Ein Erfolg der Justizreform könnte sich als Pyrrhussieg erweisen, doch ein Ausweg aus der verfahrenen Lage ist schwierig. Innerhalb der Opposition gibt es Bestrebungen, die Reform vor dem Obersten Gericht anzufechten – also jener Institution, die mit ihr entmachtet werden soll. Falls es dies verhindert, wäre die Staatskrise perfekt.
Einige hoffen deshalb, dass die USA eingreifen, so etwa der "New York Times"-Kolumnist Thomas Friedman. Mit ihrer Militärhilfe von jährlich 3,8 Milliarden Dollar sind sie das einzige Land, das Israel zur Räson bringen könnte. Doch die Regierung von Präsident Joe Biden zeigt wenig Bereitschaft, auch weil die Republikaner Israel geradezu inbrünstig verteidigen.
Laut einer aktuellen Umfrage des staatlichen Fernsehsenders Kan 11 News lehnen 46 Prozent die Justizreform ab. 35 Prozent unterstützen sie, 19 Prozent der Befragten sind unentschlossen.

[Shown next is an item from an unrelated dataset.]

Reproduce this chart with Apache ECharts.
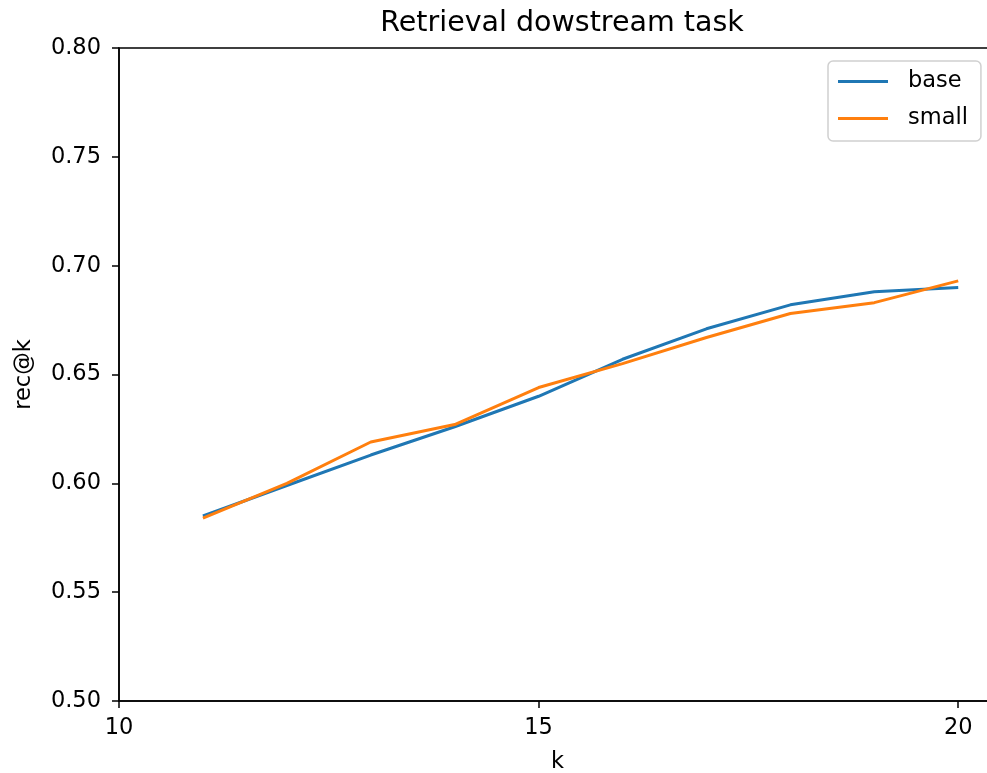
<!DOCTYPE html>
<html>
<head>
<meta charset="utf-8">
<script src="https://cdn.jsdelivr.net/npm/echarts@6/dist/echarts.min.js"></script>
<style>html,body{margin:0;padding:0;background:#fff}#c{width:987px;height:773px}</style>
</head>
<body>
<div id="c"></div>
<script>
const kValues = [11, 12, 13, 14, 15, 16, 17, 18, 19, 20];
const baseValues = [0.585, 0.599, 0.613, 0.626, 0.640, 0.657, 0.671, 0.682, 0.688, 0.690];
const smallValues = [0.584, 0.600, 0.619, 0.627, 0.644, 0.655, 0.667, 0.678, 0.683, 0.693];
const xTicks = [10, 15, 20];
const yTicks = [0.50, 0.55, 0.60, 0.65, 0.70, 0.75, 0.80];

const font = 'DejaVu Sans';
const chart = echarts.init(document.getElementById('c'));
chart.setOption({
  backgroundColor: '#fff',
  animation: false,
  textStyle: { fontFamily: font },
  title: {
    text: 'Retrieval dowstream task',
    left: 557, top: 4, textAlign: 'center',
    textStyle: { fontFamily: font, fontSize: 28.5, fontWeight: 'normal', color: '#000' }
  },
  grid: { left: 119, top: 48, width: 877, bottom: 72, outerBoundsMode: 'none', containLabel: false,
    show: true, borderColor: '#000', borderWidth: 1.5, backgroundColor: 'transparent' },
  legend: {
    orient: 'vertical', left: 828, top: 61,
    data: ['base', 'small'],
    icon: 'rect', itemWidth: 50, itemHeight: 3, itemGap: 14,
    padding: [9, 13, 11, 10],
    borderColor: '#d0d0d0', borderWidth: 1.5, borderRadius: 5,
    textStyle: { fontFamily: font, fontSize: 22.5, color: '#000', padding: [0, 0, 0, 15] }
  },
  xAxis: {
    type: 'value', min: 10, max: 20.45, interval: 5,
    name: 'k', nameLocation: 'middle', nameGap: 50,
    nameTextStyle: { fontFamily: font, fontSize: 22.5, color: '#000' },
    axisLine: { show: true, onZero: false, lineStyle: { color: '#000', width: 1.5 } },
    axisTick: { show: true, length: 7, lineStyle: { color: '#000', width: 1.5 } },
    axisLabel: { fontFamily: font, fontSize: 22.5, color: '#000', margin: 16, showMaxLabel: false,
      formatter: v => xTicks.includes(v) ? String(v) : '' },
    splitLine: { show: false }
  },
  yAxis: {
    type: 'value', min: 0.50, max: 0.80, interval: 0.05,
    name: 'rec@k', nameLocation: 'middle', nameGap: 83, nameRotate: 90,
    nameTextStyle: { fontFamily: font, fontSize: 22.5, color: '#000' },
    axisLine: { show: true, lineStyle: { color: '#000', width: 1.5 } },
    axisTick: { show: true, length: 7, lineStyle: { color: '#000', width: 1.5 } },
    axisLabel: { fontFamily: font, fontSize: 22.5, color: '#000', margin: 18,
      formatter: v => v.toFixed(2) },
    splitLine: { show: false }
  },
  series: [
    { name: 'base', type: 'line', data: kValues.map((k, i) => [k, baseValues[i]]),
      symbol: 'none', lineStyle: { color: '#1f77b4', width: 3 }, itemStyle: { color: '#1f77b4' } },
    { name: 'small', type: 'line', data: kValues.map((k, i) => [k, smallValues[i]]),
      symbol: 'none', lineStyle: { color: '#ff7f0e', width: 3 }, itemStyle: { color: '#ff7f0e' } }
  ]
});
</script>
</body>
</html>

Die Umfrage zeigt auch, dass die Regierung Netanjahu bei Neuwahlen ihre Mehrheit in der Knesset verlieren würde. Auch deshalb will sie die Justizreform auf Biegen und Brechen durchziehen. Der Regierungschef hat zwar mehrfach Kompromissbereitschaft signalisiert, letztlich aber ist er von den Extremisten abhängiger als umgekehrt.
"Wir werden von rücksichtslosen, unverantwortlichen und völlig unerfahrenen Leuten regiert", sagte der frühere Ministerpräsident Ehud Olmert dem Magazin "Rolling Stone". Zu seinem Nachfolger und Ex-Parteikollegen hat er eine klare Meinung: "Bibi Netanjahu ist ein Narzisst. Bibi Netanjahu ist ein einfältiger Mensch. Bibi Netanjahu glaubt an gar nichts."
Es sind düstere Perspektiven für den innerlich zerrissenen und von außen bedrohten Judenstaat, der ungeachtet seiner Defizite lange ein demokratischer "Leuchtturm" war.